Withdrawal behavior matrix
Sandbox withdrawals follow the same convention:
| Cents | Final status | Notes |
|---|
.01 | COMPLETED | Successful payout, fires WITHDRAWAL_SENT. |
.02 | FAILED | Simulates “insufficient funds at provider”, fires WITHDRAWAL_FAILED. |
.03 | FAILED | Simulates “invalid PIX key”, fires WITHDRAWAL_FAILED. |
.04 | PROCESSING | Stays in PROCESSING so you can test long-running flows. |
| Any other | COMPLETED | Defaults to a successful withdrawal. |
Refund behavior matrix
| Cents | Outcome |
|---|
.01 | Success. |
.02 | Refund fails with PSP_REFUND_FAILED. |
| Any other | Success. |
The decimal portion is read from the payment amount being refunded, not the
refund request itself.
Webhook simulation
Sandbox emits webhooks for the same events production does. Sandbox webhooks
are signed with your sandbox webhook secret. We recommend configuring a
separate sandbox webhook URL in the dashboard so test traffic never lands on
your production endpoint.
See the Webhooks guide for the verification algorithm.
Sandbox idempotency keys
Idempotency keys are scoped per environment. The same key value can be reused in
sandbox and production without colliding — they’re separate keyspaces.

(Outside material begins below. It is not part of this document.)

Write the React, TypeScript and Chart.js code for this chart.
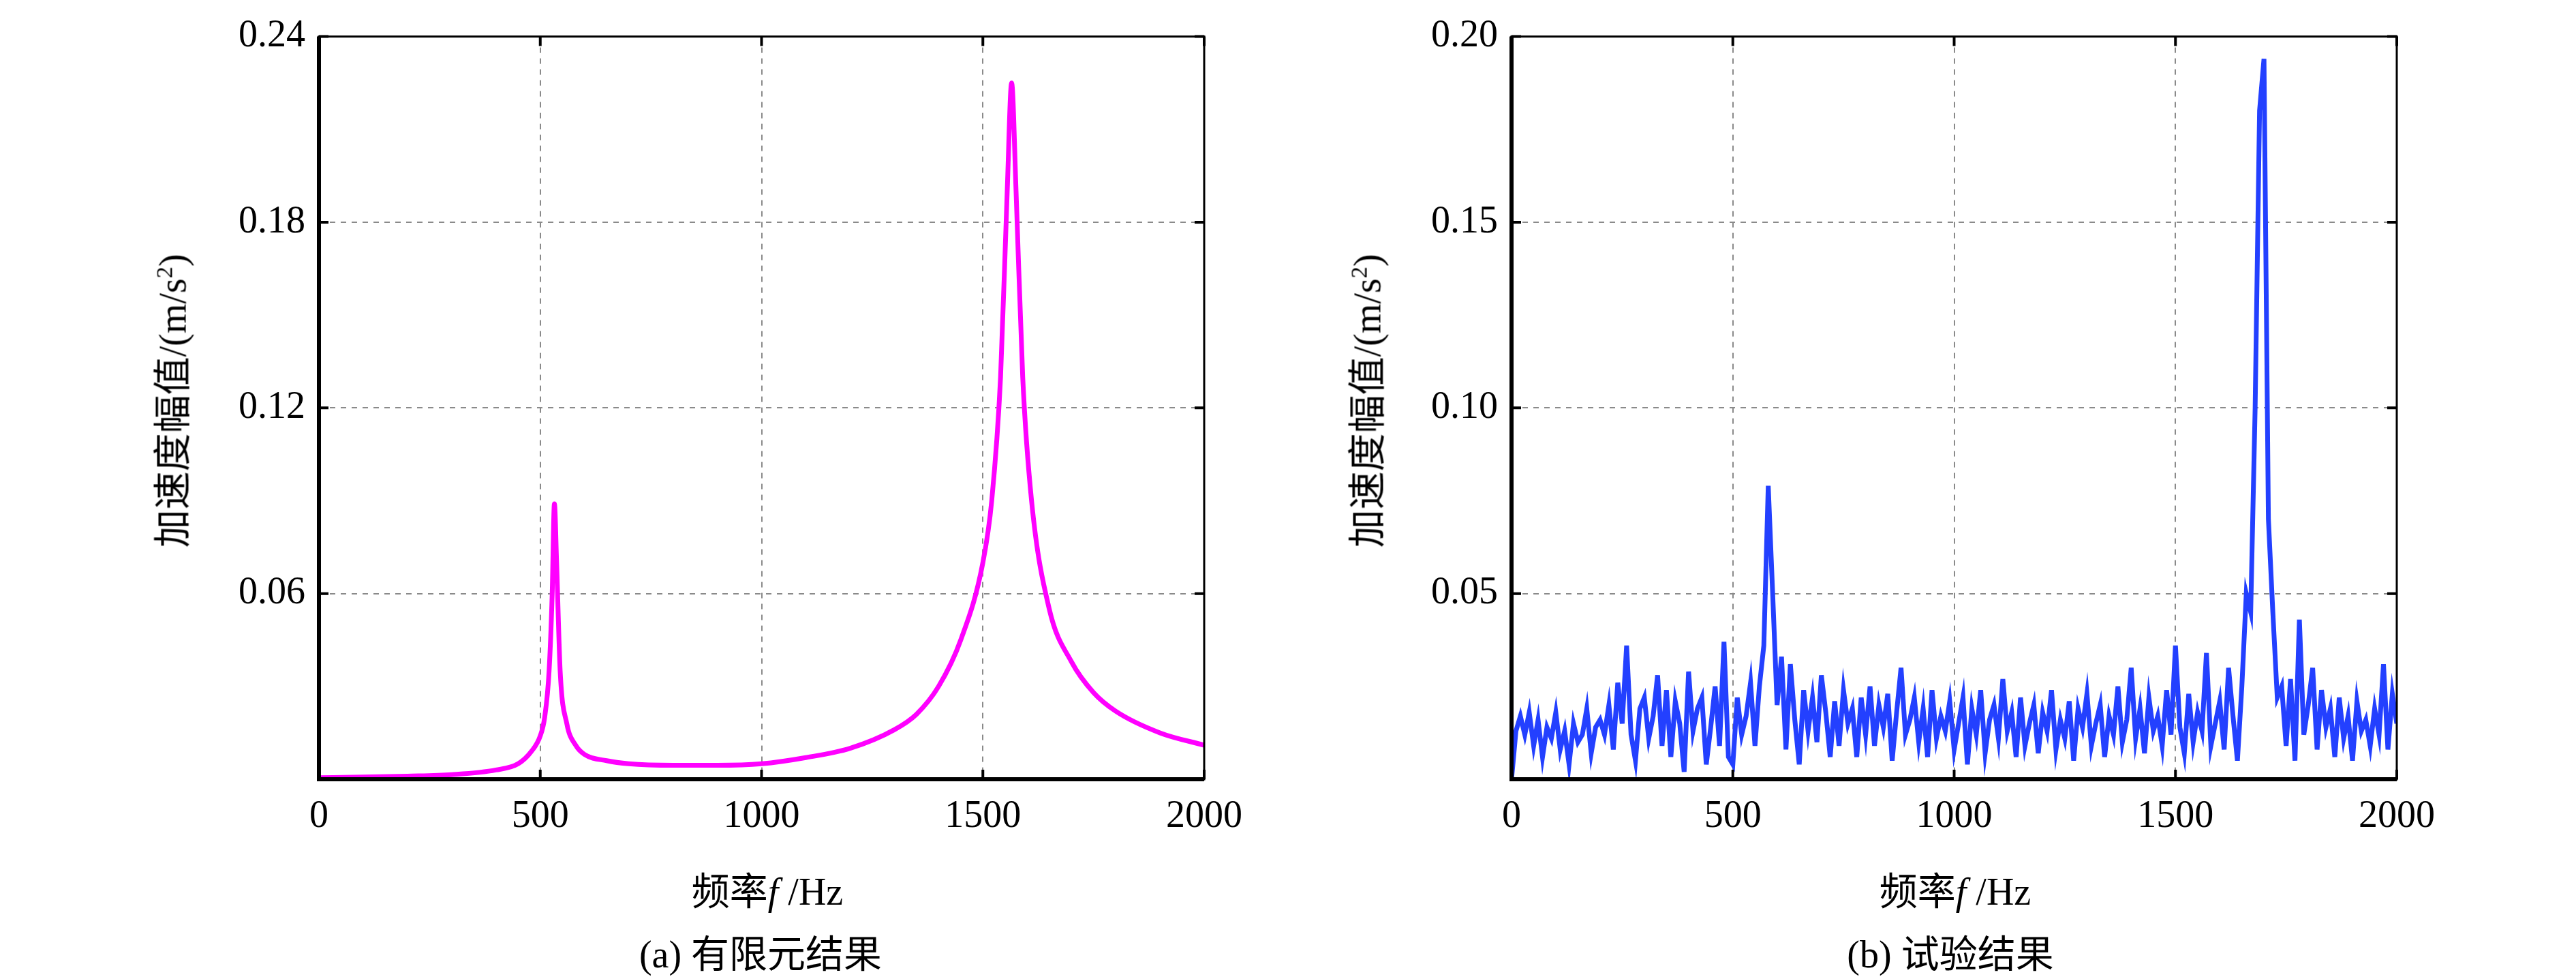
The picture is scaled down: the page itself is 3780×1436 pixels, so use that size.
import React, { useEffect, useRef } from "react";
import { Chart, registerables } from "chart.js";
Chart.register(...registerables);

const feFreq = [0, 100, 200, 300, 400, 450, 480, 500, 510, 520, 527, 532, 537, 545, 560, 580, 600, 650, 700, 800, 900, 1000, 1100, 1200, 1300, 1350, 1400, 1450, 1500, 1520, 1540, 1555, 1565, 1575, 1590, 1610, 1650, 1700, 1750, 1800, 1900, 2000];
const feAmp = [0.0005, 0.0007, 0.001, 0.0015, 0.003, 0.005, 0.009, 0.014, 0.02, 0.035, 0.06, 0.089, 0.07, 0.035, 0.018, 0.011, 0.008, 0.006, 0.005, 0.0045, 0.0045, 0.005, 0.007, 0.01, 0.016, 0.021, 0.03, 0.045, 0.07, 0.09, 0.13, 0.19, 0.225, 0.19, 0.13, 0.09, 0.055, 0.038, 0.028, 0.022, 0.015, 0.011];

const expStepHz = 10;
const expAmp = [
  0.0, 0.013, 0.017, 0.012, 0.018, 0.009, 0.016, 0.006, 0.014, 0.011, 0.018, 0.008, 0.013, 0.004, 0.015, 0.010, 0.012, 0.019, 0.007, 0.014,
  0.016, 0.012, 0.020, 0.008, 0.026, 0.015, 0.036, 0.012, 0.005, 0.019, 0.022, 0.011, 0.017, 0.028, 0.009, 0.024, 0.006, 0.021, 0.015, 0.002,
  0.029, 0.013, 0.019, 0.022, 0.004, 0.014, 0.025, 0.009, 0.037, 0.006, 0.004, 0.022, 0.012, 0.017, 0.026, 0.009, 0.025, 0.036, 0.079, 0.050,
  0.020, 0.033, 0.008, 0.031, 0.016, 0.004, 0.024, 0.013, 0.022, 0.010, 0.028, 0.018, 0.006, 0.021, 0.009, 0.024, 0.015, 0.019, 0.006, 0.022,
  0.012, 0.025, 0.009, 0.020, 0.014, 0.023, 0.005, 0.018, 0.030, 0.012, 0.016, 0.022, 0.010, 0.019, 0.006, 0.024, 0.011, 0.017, 0.013, 0.021,
  0.008, 0.015, 0.022, 0.004, 0.019, 0.012, 0.024, 0.007, 0.016, 0.020, 0.011, 0.027, 0.013, 0.018, 0.006, 0.022, 0.009, 0.015, 0.020, 0.007,
  0.018, 0.013, 0.024, 0.008, 0.016, 0.011, 0.021, 0.005, 0.019, 0.014, 0.023, 0.009, 0.015, 0.020, 0.006, 0.017, 0.012, 0.025, 0.010, 0.016,
  0.030, 0.011, 0.019, 0.007, 0.022, 0.013, 0.017, 0.009, 0.024, 0.012, 0.036, 0.014, 0.007, 0.023, 0.010, 0.018, 0.013, 0.034, 0.009, 0.015,
  0.021, 0.008, 0.030, 0.017, 0.005, 0.025, 0.050, 0.045, 0.100, 0.180, 0.194, 0.070, 0.045, 0.022, 0.025, 0.009, 0.027, 0.005, 0.043, 0.012,
  0.020, 0.030, 0.008, 0.024, 0.014, 0.019, 0.006, 0.022, 0.011, 0.017, 0.005, 0.021, 0.013, 0.016, 0.009, 0.019, 0.012, 0.031, 0.008, 0.023,
  0.015,
];

const xTicks = [0, 500, 1000, 1500, 2000];
const feYTicks = [0.06, 0.12, 0.18, 0.24];
const expYTicks = [0.05, 0.1, 0.15, 0.2];

const SERIF = "'Liberation Serif', 'Times New Roman', serif";
const CJK = "'Noto Sans CJK SC', sans-serif";

const boxPlugin = {
  id: "box",
  afterDraw(chart: any) {
    const { ctx, chartArea: a, scales } = chart;
    ctx.save();
    ctx.strokeStyle = "#000";
    ctx.lineWidth = 3;
    ctx.strokeRect(a.left, a.top, a.right - a.left, a.bottom - a.top);
    ctx.lineWidth = 6;
    ctx.beginPath();
    ctx.moveTo(a.left, a.top); ctx.lineTo(a.left, a.bottom); ctx.lineTo(a.right, a.bottom);
    ctx.stroke();
    ctx.lineWidth = 4;
    const L = 14;
    scales.x.ticks.forEach((t: any) => {
      const px = scales.x.getPixelForValue(t.value);
      ctx.beginPath();
      ctx.moveTo(px, a.bottom); ctx.lineTo(px, a.bottom - L);
      ctx.moveTo(px, a.top); ctx.lineTo(px, a.top + L);
      ctx.stroke();
    });
    scales.y.ticks.forEach((t: any) => {
      const py = scales.y.getPixelForValue(t.value);
      ctx.beginPath();
      ctx.moveTo(a.left, py); ctx.lineTo(a.left + L, py);
      ctx.moveTo(a.right, py); ctx.lineTo(a.right - L, py);
      ctx.stroke();
    });
    ctx.restore();
  },
};

function Panel(props: { points: { x: number; y: number }[]; color: string; yMax: number; yTicks: number[]; digits: number; smooth: boolean }) {
  const ref = useRef<HTMLCanvasElement>(null);
  useEffect(() => {
    const grid = { color: "#8a8a8a", lineWidth: 2, drawTicks: false };
    const chart = new Chart(ref.current!, {
      type: "line",
      data: { datasets: [{ data: props.points, borderColor: props.color, borderWidth: 7, pointRadius: 0, tension: props.smooth ? 0.4 : 0, cubicInterpolationMode: props.smooth ? "monotone" : "default" } as any] },
      options: {
        animation: false,
        responsive: false,
        plugins: { legend: { display: false }, tooltip: { enabled: false } },
        layout: { padding: { left: 0, top: 14, right: 133, bottom: 0 } },
        scales: {
          x: {
            type: "linear", min: 0, max: 2000,
            afterBuildTicks: (s: any) => { s.ticks = xTicks.map((v) => ({ value: v })); },
            afterFit: (s: any) => { s.height = 293; },
            grid: grid as any,
            border: { display: false, dash: [8, 8] } as any,
            ticks: { color: "#000", font: { family: SERIF, size: 56 }, padding: 22, maxRotation: 0, callback: (v: any) => String(v) },
          },
          y: {
            type: "linear", min: 0, max: props.yMax,
            afterBuildTicks: (s: any) => { s.ticks = props.yTicks.map((v) => ({ value: v })); },
            afterFit: (s: any) => { s.width = 468; },
            grid: grid as any,
            border: { display: false, dash: [8, 8] } as any,
            ticks: { color: "#000", font: { family: SERIF, size: 56 }, padding: 20, callback: (v: any) => Number(v).toFixed(props.digits) },
          },
        },
      },
      plugins: [boxPlugin],
    });
    return () => chart.destroy();
  }, []);
  return <canvas ref={ref} width={1900} height={1436} style={{ width: 1900, height: 1436, display: "block" }} />;
}

const abs = (s: React.CSSProperties): React.CSSProperties => ({ position: "absolute", whiteSpace: "nowrap", color: "#000", ...s });

function XTitle({ cx }: { cx: number }) {
  return (
    <div style={abs({ left: cx, top: 1302, transform: "translate(-50%,-50%)", fontSize: 56 })}>
      <span style={{ fontFamily: CJK }}>频率</span>
      <span style={{ fontFamily: SERIF, fontStyle: "italic" }}>f</span>
      <span style={{ fontFamily: SERIF }}> /Hz</span>
    </div>
  );
}
function YTitle({ cx }: { cx: number }) {
  return (
    <div style={abs({ left: cx, top: 588, transform: "translate(-50%,-50%) rotate(-90deg)", fontSize: 56 })}>
      <span style={{ fontFamily: CJK }}>加速度幅值</span>
      <span style={{ fontFamily: SERIF }}>/(m/s<sup style={{ fontSize: 34 }}>2</sup>)</span>
    </div>
  );
}

export default function App() {
  const fePts = feFreq.map((f, i) => ({ x: f, y: feAmp[i] }));
  const expPts = expAmp.map((v, i) => ({ x: i * expStepHz, y: v }));
  return (
    <div style={{ position: "absolute", left: 0, top: 0, width: 3780, height: 1436, background: "#fff", overflow: "hidden" }}>
      <div style={abs({ left: 0, top: 0 })}>
        <Panel points={fePts} color="#ff00ff" yMax={0.24} yTicks={feYTicks} digits={2} smooth={true} />
      </div>
      <div style={abs({ left: 1750, top: 0 })}>
        <Panel points={expPts} color="#2340ff" yMax={0.2} yTicks={expYTicks} digits={2} smooth={false} />
      </div>
      <XTitle cx={1126} />
      <XTitle cx={2869} />
      <YTitle cx={248} />
      <YTitle cx={2001} />
      <div style={abs({ left: 1116, top: 1394, transform: "translate(-50%,-50%)", fontSize: 56 })}>
        <span style={{ fontFamily: SERIF }}>(a) </span><span style={{ fontFamily: CJK }}>有限元结果</span>
      </div>
      <div style={abs({ left: 2862, top: 1394, transform: "translate(-50%,-50%)", fontSize: 56 })}>
        <span style={{ fontFamily: SERIF }}>(b) </span><span style={{ fontFamily: CJK }}>试验结果</span>
      </div>
    </div>
  );
}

Within
sandbox, the same rules apply as in production: a 24-hour TTL and a payload
match on retries.
Limits and isolation
- Sandbox payments and withdrawals never affect your production balance or
reports.
- Webhooks, statements and receipts are generated for sandbox transactions and
are clearly labelled as sandbox.
- Sandbox keys cannot access production data, and vice versa.
Going live
When your integration is stable:
- Create a
ypk_live_ key in the dashboard (requires completed KYB).
- Configure a production webhook endpoint and store its secret separately
from your sandbox secret.
- Swap the API key in your environment variables.
- Run a small live transaction end-to-end before opening real traffic.